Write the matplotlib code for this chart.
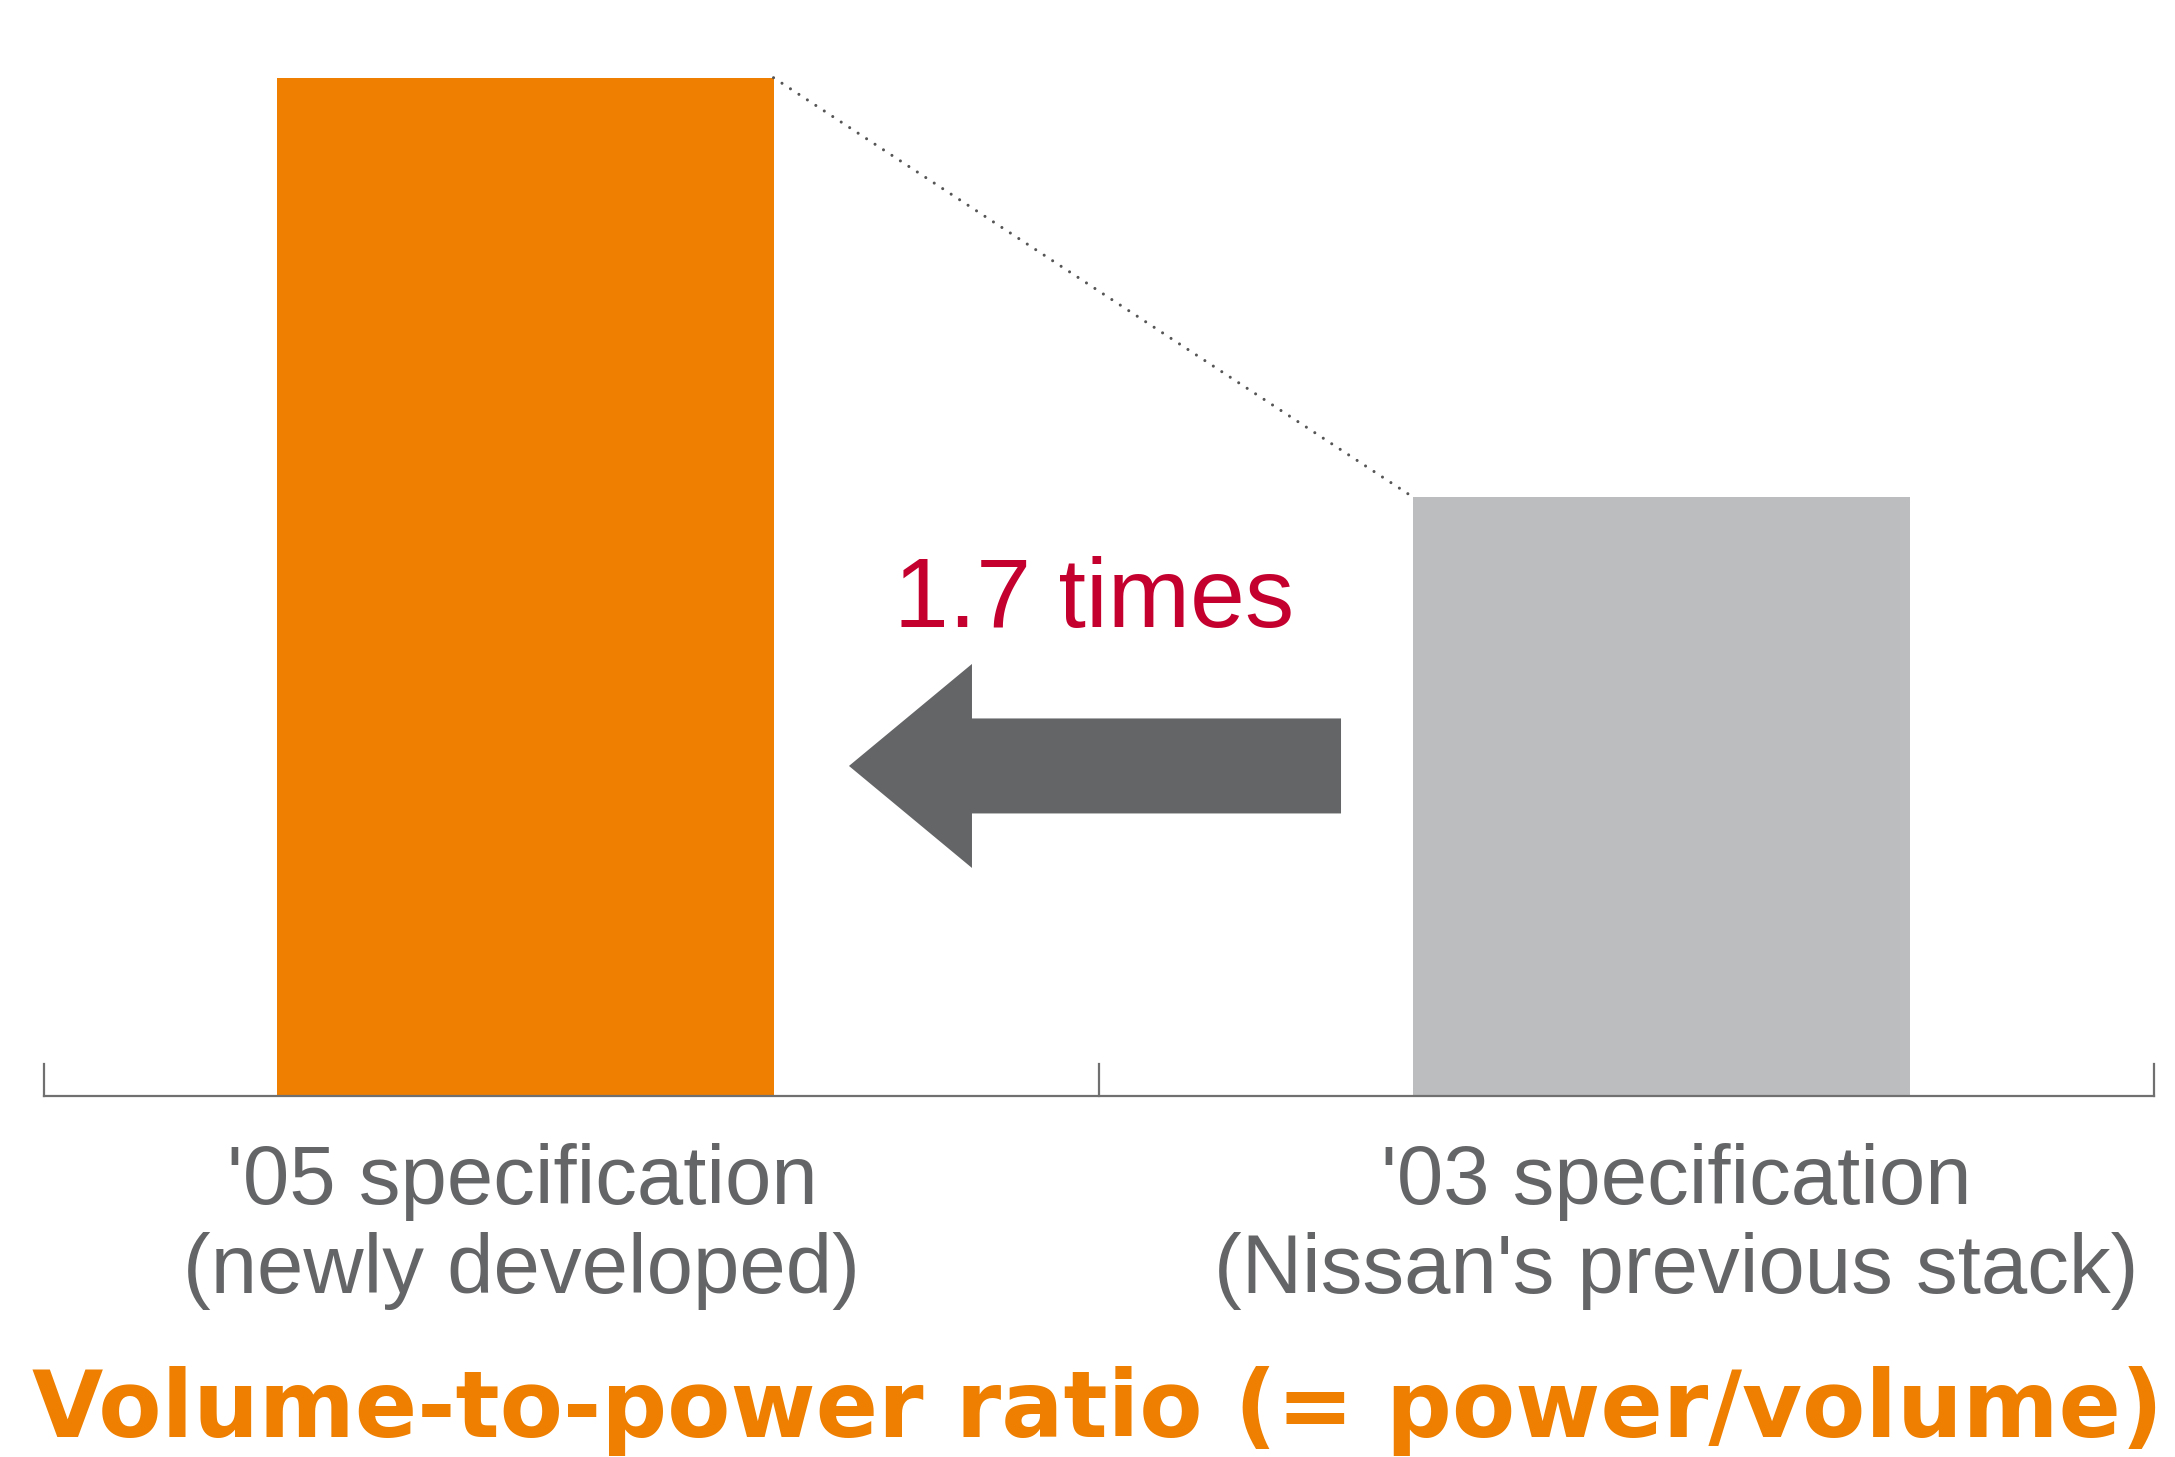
import matplotlib
matplotlib.use("Agg")
import matplotlib.pyplot as plt

# Data
categories = ["'05 specification\n(newly developed)", "'03 specification\n(Nissan's previous stack)"]
ratios = [1.7, 1.0]
ratio_label = "1.7 times"
title = "Volume-to-power ratio (= power/volume)"

# Styling
bar_colors = ["#EE7F00", "#BCBDBF"]
text_gray = "#646567"
arrow_gray = "#646567"
crimson = "#C4002F"
axis_gray = "#707070"
bar_pos = [-0.044, 1.033]
label_pos = [-0.047, 1.047]
bar_width = 0.471

W, H, DPI = 2175, 1457, 100
fig = plt.figure(figsize=(W / DPI, H / DPI), dpi=DPI)
fig.patch.set_facecolor("white")

axis_y_px = 1096
ax_left, ax_right = 44 / W, 2154 / W
ax_bottom = (H - axis_y_px) / H
ax = fig.add_axes([ax_left, ax_bottom, ax_right - ax_left, 1 - ax_bottom])
ax.set_xlim(-0.5, 1.5)
ax.set_ylim(0, axis_y_px / 599.0)
ax.axis("off")

# Bars
ax.bar(bar_pos, ratios, width=bar_width, color=bar_colors, zorder=2)

# Baseline with boundary ticks
ax.plot([-0.5, 1.5], [0, 0], color=axis_gray, lw=1.6, clip_on=False, zorder=3)
for xt in (-0.5, 0.5, 1.5):
    ax.plot([xt, xt], [0, 0.054], color=axis_gray, lw=1.6, clip_on=False, zorder=3)

# Dotted connector between bar tops
ax.plot([bar_pos[0] + bar_width / 2, bar_pos[1] - bar_width / 2],
        [ratios[0], ratios[1]], color="#555555", lw=2.2,
        linestyle=(0, (0.01, 3.3)), dash_capstyle="round", zorder=3)

# Left-pointing block arrow
tail_x, tip_x = 0.7294, 0.263
head_len = 0.1166
yc, body_h, head_h = 0.551, 0.1586, 0.3406
base_x = tip_x + head_len
arrow_x = [tail_x, base_x, base_x, tip_x, base_x, base_x, tail_x]
arrow_y = [yc + body_h / 2, yc + body_h / 2, yc + head_h / 2, yc,
           yc - head_h / 2, yc - body_h / 2, yc - body_h / 2]
ax.fill(arrow_x, arrow_y, color=arrow_gray, lw=0, zorder=3)

ax.text(0.495, (axis_y_px - 627) / 599.0, ratio_label, color=crimson,
        fontsize=71, family="Liberation Sans", ha="center", va="baseline")

# Category labels
for x, lab in zip(label_pos, categories):
    l1, l2 = lab.split("\n")
    ax.text(x, -(1204 - axis_y_px) / 599.0, l1, color=text_gray, fontsize=60,
            family="Liberation Sans", ha="center", va="baseline", clip_on=False)
    ax.text(x, -(1293 - axis_y_px) / 599.0, l2, color=text_gray, fontsize=60,
            family="Liberation Sans", ha="center", va="baseline", clip_on=False)

# Bold title, sized to span the chart width
t = fig.text(1097 / W, (H - 1437) / H, title, color=bar_colors[0], fontsize=72,
             family="DejaVu Sans", fontweight="bold", ha="center", va="baseline")
renderer = fig.canvas.get_renderer()
width_px = t.get_window_extent(renderer=renderer).width
t.set_fontsize(72 * 2130 / width_px)

fig.savefig("out.png", dpi=DPI, facecolor="white")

## [GIVEN REQUEST]
Transcribe the listing above verbatim. Omit the pictures.

## [THE SOLUTION]
Write the matplotlib code for this chart.
import matplotlib
matplotlib.use("Agg")
import matplotlib.pyplot as plt

# Data
categories = ["'05 specification\n(newly developed)", "'03 specification\n(Nissan's previous stack)"]
ratios = [1.7, 1.0]
ratio_label = "1.7 times"
title = "Volume-to-power ratio (= power/volume)"

# Styling
bar_colors = ["#EE7F00", "#BCBDBF"]
text_gray = "#646567"
arrow_gray = "#646567"
crimson = "#C4002F"
axis_gray = "#707070"
bar_pos = [-0.044, 1.033]
label_pos = [-0.047, 1.047]
bar_width = 0.471

W, H, DPI = 2175, 1457, 100
fig = plt.figure(figsize=(W / DPI, H / DPI), dpi=DPI)
fig.patch.set_facecolor("white")

axis_y_px = 1096
ax_left, ax_right = 44 / W, 2154 / W
ax_bottom = (H - axis_y_px) / H
ax = fig.add_axes([ax_left, ax_bottom, ax_right - ax_left, 1 - ax_bottom])
ax.set_xlim(-0.5, 1.5)
ax.set_ylim(0, axis_y_px / 599.0)
ax.axis("off")

# Bars
ax.bar(bar_pos, ratios, width=bar_width, color=bar_colors, zorder=2)

# Baseline with boundary ticks
ax.plot([-0.5, 1.5], [0, 0], color=axis_gray, lw=1.6, clip_on=False, zorder=3)
for xt in (-0.5, 0.5, 1.5):
    ax.plot([xt, xt], [0, 0.054], color=axis_gray, lw=1.6, clip_on=False, zorder=3)

# Dotted connector between bar tops
ax.plot([bar_pos[0] + bar_width / 2, bar_pos[1] - bar_width / 2],
        [ratios[0], ratios[1]], color="#555555", lw=2.2,
        linestyle=(0, (0.01, 3.3)), dash_capstyle="round", zorder=3)

# Left-pointing block arrow
tail_x, tip_x = 0.7294, 0.263
head_len = 0.1166
yc, body_h, head_h = 0.551, 0.1586, 0.3406
base_x = tip_x + head_len
arrow_x = [tail_x, base_x, base_x, tip_x, base_x, base_x, tail_x]
arrow_y = [yc + body_h / 2, yc + body_h / 2, yc + head_h / 2, yc,
           yc - head_h / 2, yc - body_h / 2, yc - body_h / 2]
ax.fill(arrow_x, arrow_y, color=arrow_gray, lw=0, zorder=3)

ax.text(0.495, (axis_y_px - 627) / 599.0, ratio_label, color=crimson,
        fontsize=71, family="Liberation Sans", ha="center", va="baseline")

# Category labels
for x, lab in zip(label_pos, categories):
    l1, l2 = lab.split("\n")
    ax.text(x, -(1204 - axis_y_px) / 599.0, l1, color=text_gray, fontsize=60,
            family="Liberation Sans", ha="center", va="baseline", clip_on=False)
    ax.text(x, -(1293 - axis_y_px) / 599.0, l2, color=text_gray, fontsize=60,
            family="Liberation Sans", ha="center", va="baseline", clip_on=False)

# Bold title, sized to span the chart width
t = fig.text(1097 / W, (H - 1437) / H, title, color=bar_colors[0], fontsize=72,
             family="DejaVu Sans", fontweight="bold", ha="center", va="baseline")
renderer = fig.canvas.get_renderer()
width_px = t.get_window_extent(renderer=renderer).width
t.set_fontsize(72 * 2130 / width_px)

fig.savefig("out.png", dpi=DPI, facecolor="white")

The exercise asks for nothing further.